Mengerti.id - Komisi Nasional Hak Asasi Manusia (Komnas HAM) menuntut penegakan hukum dalam kasus kematian demonstran pada aksi Agustus 2025, yang menelan sepuluh korban jiwa dan banyak korban luka.
Ketua Komnas HAM Anis Hidayah menyampaikan keprihatinan mendalam atas peristiwa tersebut. Ia menekankan pentingnya aparat penegak hukum bertindak dalam menangani dugaan pelanggaran.
“Kami juga ingin mendorong aparat penegakan hukum untuk melakukan proses penegakan hukum, terutama bagi para korban yang meninggal dunia dan mengalami luka-luka yang diduga itu disebabkan oleh kekerasan oleh aparat,” ucap Anis di Jakarta, Selasa 2 September 2025.
Komnas HAM mencatat sepuluh korban jiwa dalam unjuk rasa menolak tunjangan anggota DPR. Korban tersebar di Jakarta, Yogyakarta, Solo, Makassar, Semarang, dan Manokwari.
Kesepuluh korban itu antara lain Affan Kurniawan (Jakarta), Andika Lutfi Falah (Jakarta), Rheza Sendy Pratama (Yogyakarta), Sumari (Solo), Saiful Akbar (Makassar), Muhammad Akbar Basri (Makassar), Sarinawati (Makassar), Rusmadiansyah (Makassar), Iko Juliant Junior (Semarang), dan Septinus Sesa (Manokwari).
Menurut Anis, penyebab sementara kematian para korban diduga akibat kekerasan aparat. Komnas HAM masih menyelidiki lebih jauh kasus tersebut.
Dalam kasus Affan Kurniawan, Komnas HAM sudah memeriksa tujuh terduga pelaku.

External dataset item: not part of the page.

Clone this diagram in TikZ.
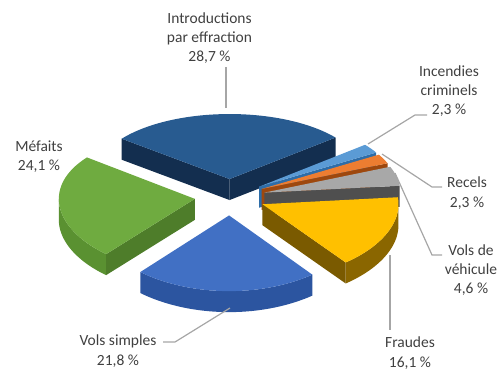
\documentclass[tikz,border=0pt]{standalone}
\usepackage{fontspec}
\setmainfont{Carlito}
\definecolor{labelgray}{HTML}{404040}
\definecolor{leadergray}{HTML}{A6A6A6}
\definecolor{introTop}{HTML}{285B90}
\definecolor{introRad}{HTML}{132E4F}
\definecolor{mefTop}{HTML}{6FAB40}
\definecolor{mefRad}{HTML}{4E7D2A}
\definecolor{mefSide}{HTML}{5A9131}
\definecolor{vsTop}{HTML}{4170C4}
\definecolor{vsSide}{HTML}{2C55A0}
\definecolor{frTop}{HTML}{FFC000}
\definecolor{frRad}{HTML}{7A5A00}
\definecolor{frSide}{HTML}{8A6600}
\definecolor{vvTop}{HTML}{A8A8A8}
\definecolor{vvRad}{HTML}{4F4F4F}
\definecolor{recTop}{HTML}{ED7D31}
\definecolor{recRad}{HTML}{9E480E}
\definecolor{incTop}{HTML}{5B9BD5}
\definecolor{incRad}{HTML}{2E6DA8}
\def\pieE{0.26}
\def\pieH{21}
% #1 start angle, #2 end angle, #3 top colour, #4 radial face colour, #5 outer side colour
\newcommand\pieSlice[5]{%
  \pgfmathsetmacro\pmid{(#1+#2)/2}%
  \pgfmathsetmacro\pox{\pieE*cos(\pmid)}%
  \pgfmathsetmacro\poy{\pieE*sin(\pmid)}%
  \pgfmathsetmacro\sA{max(#1,180)}%
  \pgfmathsetmacro\sB{min(#2,360)}%
  \ifdim\sA pt<\sB pt
    \fill[#5] plot[domain=\sA:\sB,samples=40] ({PX(\pox+cos(\x))},{PY(\poy+sin(\x))})
      -- plot[domain=\sB:\sA,samples=40] ({PX(\pox+cos(\x))},{PY(\poy+sin(\x))+\pieH}) -- cycle;
  \fi
  \pgfmathsetmacro\cA{cos(#1)}%
  \ifdim\cA pt>0pt
    \fill[#4] ({PX(\pox)},{PY(\poy)}) -- ({PX(\pox+cos(#1))},{PY(\poy+sin(#1))})
      -- ({PX(\pox+cos(#1))},{PY(\poy+sin(#1))+\pieH}) -- ({PX(\pox)},{PY(\poy)+\pieH}) -- cycle;
  \fi
  \pgfmathsetmacro\cB{cos(#2)}%
  \ifdim\cB pt<0pt
    \fill[#4] ({PX(\pox)},{PY(\poy)}) -- ({PX(\pox+cos(#2))},{PY(\poy+sin(#2))})
      -- ({PX(\pox+cos(#2))},{PY(\poy+sin(#2))+\pieH}) -- ({PX(\pox)},{PY(\poy)+\pieH}) -- cycle;
  \fi
  \fill[#3] ({PX(\pox)},{PY(\poy)}) -- plot[domain=#1:#2,samples=50] ({PX(\pox+cos(\x))},{PY(\poy+sin(\x))}) -- cycle;
}
\begin{document}
\begin{tikzpicture}[x=1pt,y=-1pt,
  declare function={PX(\pa)=230+136*\pa; PY(\pb)=197-70*\pb/(1+0.05*\pb);},
  lbl/.style={font=\fontsize{15.5}{19.3}\selectfont, text=labelgray, align=center, inner sep=0pt},
  leader/.style={draw=leadergray, line width=1.2pt}]
\useasboundingbox (0,0) rectangle (504,370);
% slices, back to front
\pieSlice{38.82}{142.5}{introTop}{introRad}{introRad}
\pieSlice{390.54}{398.82}{incTop}{incRad}{incRad}
\pieSlice{382.26}{390.54}{recTop}{recRad}{recRad}
\pieSlice{365.70}{382.26}{vvTop}{vvRad}{vvRad}
\pieSlice{142.5}{229.26}{mefTop}{mefRad}{mefSide}
\pieSlice{307.74}{365.70}{frTop}{frRad}{frSide}
\pieSlice{229.26}{307.74}{vsTop}{vsSide}{vsSide}
% labels
\node[lbl] (intro) at (209.5,38) {Introductions\\par effraction\\28,7 \%};
\node[lbl] (inc) at (449,91) {Incendies\\criminels\\2,3 \%};
\node[lbl] (rec) at (467,193) {Recels\\2,3 \%};
\node[lbl] (vv) at (471,270) {Vols de\\véhicule\\4,6 \%};
\node[lbl] (fr) at (410,353) {Fraudes\\16,1 \%};
\node[lbl] (vs) at (118,351) {Vols simples\\21,8 \%};
\node[lbl] (mef) at (39,157) {Méfaits\\24,1 \%};
% leader coordinates
\coordinate (introA) at (226,108); \coordinate (introB) at (226,67);
\coordinate (incA) at (368,144); \coordinate (incB) at (415,115); \coordinate (incC) at (427,115);
\coordinate (recA) at (382,154); \coordinate (recB) at (432,187); \coordinate (recC) at (442,187);
\coordinate (vvA) at (395,173); \coordinate (vvB) at (432,255); \coordinate (vvC) at (442,255);
\coordinate (frA) at (390,255); \coordinate (frB) at (390,330);
\coordinate (vsA) at (230,308); \coordinate (vsB) at (175,342); \coordinate (vsC) at (163,342);
\draw[leader] (introA) -- (introB);
\draw[leader] (incA) -- (incB) -- (incC);
\draw[leader] (recA) -- (recB) -- (recC);
\draw[leader] (vvA) -- (vvB) -- (vvC);
\draw[leader] (frA) -- (frB);
\draw[leader] (vsA) -- (vsB) -- (vsC);
\end{tikzpicture}
\end{document}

Affan, seorang pengendara ojek daring, diduga tewas akibat dilindas kendaraan taktis Brimob di Jakarta pada Kamis 28 Agustus 2025. Komnas HAM masih mengumpulkan bukti-bukti tambahan untuk memperkuat investigasi.

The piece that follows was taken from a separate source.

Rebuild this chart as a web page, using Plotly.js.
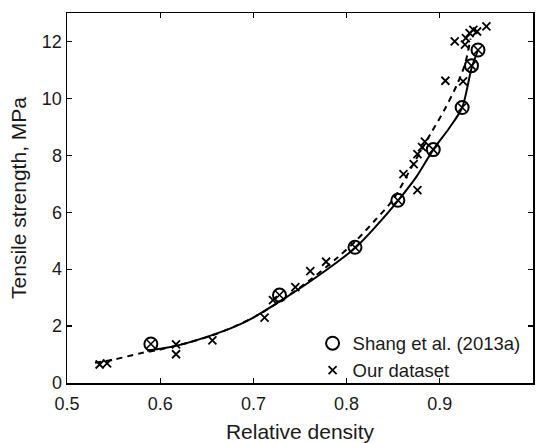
<!DOCTYPE html>
<html>
<head>
<meta charset="utf-8">
<script src="https://cdn.plot.ly/plotly-3.0.1.min.js"></script>
<style>html,body{margin:0;padding:0;background:#fff;}#chart{width:536px;height:443px;}</style>
</head>
<body>
<div id="chart"></div>
<script>
// Shang et al. (2013a)
const shangDensity = [0.590, 0.728, 0.809, 0.855, 0.893, 0.924, 0.934, 0.941];
const shangStrength = [1.37, 3.09, 4.77, 6.42, 8.20, 9.68, 11.15, 11.70];

// Our dataset
const ourDensity = [0.535, 0.543, 0.617, 0.617, 0.656, 0.712, 0.721, 0.745, 0.761, 0.778,
  0.861, 0.872, 0.876, 0.876, 0.881, 0.884, 0.906, 0.925, 0.916, 0.927, 0.928, 0.932, 0.936, 0.940, 0.950];
const ourStrength = [0.65, 0.69, 1.36, 1.01, 1.50, 2.30, 2.91, 3.37, 3.93, 4.26,
  7.34, 7.69, 8.04, 6.78, 8.29, 8.48, 10.62, 10.60, 12.00, 11.89, 12.12, 12.29, 12.41, 12.35, 12.53];

// Fitted curve (solid)
const solidDensity = [0.586, 0.600, 0.620, 0.650, 0.680, 0.700, 0.730, 0.760, 0.790, 0.810, 0.830, 0.855, 0.875, 0.893, 0.910, 0.924, 0.934, 0.941];
const solidStrength = [1.13, 1.20, 1.33, 1.62, 1.98, 2.30, 2.90, 3.55, 4.25, 4.77, 5.45, 6.40, 7.25, 8.20, 8.95, 9.68, 11.05, 11.70];

// Fitted curve (dashed)
const dashDensity = [0.530, 0.550, 0.578, 0.600, 0.630, 0.660, 0.700, 0.730, 0.760, 0.790, 0.810, 0.830, 0.850, 0.870, 0.890, 0.905, 0.918, 0.927, 0.933];
const dashStrength = [0.71, 0.82, 1.04, 1.18, 1.42, 1.72, 2.30, 2.90, 3.60, 4.40, 5.00, 5.70, 6.45, 7.60, 8.75, 9.60, 10.45, 11.20, 12.10];

const xTickVals = [0.5, 0.6, 0.7, 0.8, 0.9, 1];
const xTickText = ['0.5', '0.6', '0.7', '0.8', '0.9', '1'];
const yTickVals = [0, 2, 4, 6, 8, 10, 12];

const FONT = 'Liberation Sans, Arial, Helvetica, sans-serif';

const traces = [
  {x: solidDensity, y: solidStrength, mode: 'lines', line: {color: '#000', width: 2, shape: 'spline', smoothing: 0.8}, showlegend: false, hoverinfo: 'skip'},
  {x: dashDensity, y: dashStrength, mode: 'lines', line: {color: '#000', width: 2, dash: '6px,5px', shape: 'spline', smoothing: 0.8}, showlegend: false, hoverinfo: 'skip'},
  {x: shangDensity, y: shangStrength, mode: 'markers', name: 'Shang et al. (2013a)',
    marker: {symbol: 'circle-open', size: 13, color: '#000', line: {width: 2, color: '#000'}}},
  {x: shangDensity, y: shangStrength, mode: 'markers', showlegend: false,
    marker: {symbol: 'x-thin-open', size: 8, color: '#000', line: {width: 1.6, color: '#000'}}},
  {x: ourDensity, y: ourStrength, mode: 'markers', name: 'Our dataset',
    marker: {symbol: 'x-thin-open', size: 8, color: '#000', line: {width: 1.8, color: '#000'}}}
];

const axisCommon = {
  showgrid: false, zeroline: false, showline: true, linecolor: '#000', linewidth: 1.5,
  mirror: 'ticks', ticks: 'inside', ticklen: 5, tickwidth: 1.2, tickcolor: '#000',
  tickfont: {family: FONT, size: 18, color: '#1a1a1a'}, automargin: false
};

const layout = {
  width: 536, height: 443,
  margin: {l: 67, r: 3, t: 13, b: 60},
  paper_bgcolor: '#fff', plot_bgcolor: '#fff',
  font: {family: FONT, color: '#1a1a1a'},
  xaxis: Object.assign({}, axisCommon, {
    range: [0.5, 1], tickvals: xTickVals, ticktext: xTickText, ticklabelstandoff: 4,
    title: {text: 'Relative density', font: {family: FONT, size: 21, color: '#1a1a1a'}, standoff: 12}
  }),
  yaxis: Object.assign({}, axisCommon, {
    range: [0, 13], tickvals: yTickVals,
    title: {text: 'Tensile strength, MPa', font: {family: FONT, size: 21, color: '#1a1a1a'}, standoff: 9}
  }),
  legend: {
    x: 0.527, y: -0.018, xanchor: 'left', yanchor: 'bottom',
    bgcolor: 'rgba(0,0,0,0)', borderwidth: 0,
    font: {family: FONT, size: 18.5, color: '#1a1a1a'},
    tracegroupgap: 0
  },
  showlegend: true
};

Plotly.newPlot('chart', traces, layout, {displayModeBar: false, staticPlot: true});
</script>
</body>
</html>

Untuk kasus korban lainnya, Komnas HAM akan bekerja sama dengan lembaga nasional HAM yang lain. “Karena ada banyak kasus yang kemudian juga menyusul kematian dan luka-luka, nanti LN (lembaga nasional) HAM ini akan membentuk tim yang akan diinformasikan kemudian bagaimana tim ini akan bekerja,” tutur Anis.

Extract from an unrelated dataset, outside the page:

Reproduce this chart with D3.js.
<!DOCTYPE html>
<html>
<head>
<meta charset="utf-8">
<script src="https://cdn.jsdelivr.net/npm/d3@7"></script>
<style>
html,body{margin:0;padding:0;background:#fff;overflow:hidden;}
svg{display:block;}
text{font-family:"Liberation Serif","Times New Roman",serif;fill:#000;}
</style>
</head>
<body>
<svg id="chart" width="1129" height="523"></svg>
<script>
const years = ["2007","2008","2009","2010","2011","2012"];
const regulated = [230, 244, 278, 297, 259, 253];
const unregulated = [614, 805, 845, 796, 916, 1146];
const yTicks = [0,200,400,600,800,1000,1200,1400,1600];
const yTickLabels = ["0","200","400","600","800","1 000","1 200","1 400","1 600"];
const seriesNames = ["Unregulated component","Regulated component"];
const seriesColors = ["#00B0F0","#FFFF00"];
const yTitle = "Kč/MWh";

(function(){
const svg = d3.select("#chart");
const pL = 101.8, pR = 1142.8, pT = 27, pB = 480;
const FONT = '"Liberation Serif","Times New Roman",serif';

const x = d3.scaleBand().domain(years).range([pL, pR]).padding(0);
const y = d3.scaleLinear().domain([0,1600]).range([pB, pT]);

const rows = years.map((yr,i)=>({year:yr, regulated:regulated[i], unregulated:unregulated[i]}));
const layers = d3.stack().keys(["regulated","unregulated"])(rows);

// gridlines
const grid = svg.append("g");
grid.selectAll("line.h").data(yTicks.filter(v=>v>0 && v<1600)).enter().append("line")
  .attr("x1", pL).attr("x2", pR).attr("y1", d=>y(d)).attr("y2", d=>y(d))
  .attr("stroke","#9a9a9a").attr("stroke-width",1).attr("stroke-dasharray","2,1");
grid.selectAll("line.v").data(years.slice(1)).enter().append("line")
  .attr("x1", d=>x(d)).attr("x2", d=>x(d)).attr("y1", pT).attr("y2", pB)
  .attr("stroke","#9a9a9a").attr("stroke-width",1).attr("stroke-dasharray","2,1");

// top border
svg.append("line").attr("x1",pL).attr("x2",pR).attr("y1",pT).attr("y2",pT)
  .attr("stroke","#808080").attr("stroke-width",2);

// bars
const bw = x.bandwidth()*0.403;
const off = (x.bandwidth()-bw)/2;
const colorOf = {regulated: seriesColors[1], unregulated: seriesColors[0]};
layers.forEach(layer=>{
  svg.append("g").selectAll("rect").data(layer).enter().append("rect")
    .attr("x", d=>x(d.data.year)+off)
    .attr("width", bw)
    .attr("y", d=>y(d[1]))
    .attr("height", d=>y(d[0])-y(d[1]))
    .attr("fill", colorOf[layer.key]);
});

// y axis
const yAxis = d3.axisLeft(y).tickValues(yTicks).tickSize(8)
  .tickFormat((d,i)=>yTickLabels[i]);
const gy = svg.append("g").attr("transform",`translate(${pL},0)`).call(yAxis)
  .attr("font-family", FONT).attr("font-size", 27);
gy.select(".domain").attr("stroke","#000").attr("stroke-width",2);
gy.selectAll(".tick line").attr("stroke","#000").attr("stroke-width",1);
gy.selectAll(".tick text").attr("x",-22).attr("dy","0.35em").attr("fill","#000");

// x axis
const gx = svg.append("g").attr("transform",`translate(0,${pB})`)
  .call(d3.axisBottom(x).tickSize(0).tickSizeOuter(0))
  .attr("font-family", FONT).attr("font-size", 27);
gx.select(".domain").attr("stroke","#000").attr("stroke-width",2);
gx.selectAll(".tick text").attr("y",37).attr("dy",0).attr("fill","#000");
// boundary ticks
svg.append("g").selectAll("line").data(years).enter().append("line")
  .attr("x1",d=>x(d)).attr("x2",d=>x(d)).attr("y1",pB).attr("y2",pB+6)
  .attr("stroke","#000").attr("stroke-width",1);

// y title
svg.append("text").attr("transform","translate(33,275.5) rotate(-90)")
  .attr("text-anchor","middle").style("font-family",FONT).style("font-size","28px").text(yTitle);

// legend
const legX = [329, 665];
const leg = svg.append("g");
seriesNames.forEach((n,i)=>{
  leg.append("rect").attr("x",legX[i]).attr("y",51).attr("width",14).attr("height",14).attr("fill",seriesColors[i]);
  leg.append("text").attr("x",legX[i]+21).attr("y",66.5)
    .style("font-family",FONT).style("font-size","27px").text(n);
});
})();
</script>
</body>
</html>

Selain investigasi, Komnas HAM mendorong negara memenuhi hak pemulihan korban, baik yang meninggal maupun yang luka. Termasuk juga peserta aksi yang ditangkap dan ditahan secara sewenang-wenang.
Perhatian internasional datang dari Kantor Komisaris Tinggi PBB untuk HAM (Office of the United Nations High Commissioner for Human Rights/OHCHR). Juru Bicara OHCHR Ravina Shamdasani mendesak pemerintah Indonesia melakukan penyelidikan cepat, menyeluruh, dan transparan.
“Kami mengikuti dengan cermat rangkaian kekerasan di tanah air dalam konteks demonstrasi nasional. Kami menekankan pentingnya dialog untuk menangani kekhawatiran publik. Pihak berwenang harus menjunjung hak atas kebebasan berkumpul secara damai dan kebebasan berekspresi,” ujar Shamdasani, Senin 1 September 2025 malam.
OHCHR juga menekankan aparat, termasuk militer, agar mematuhi prinsip penggunaan kekuatan dan senjata api sesuai standar internasional.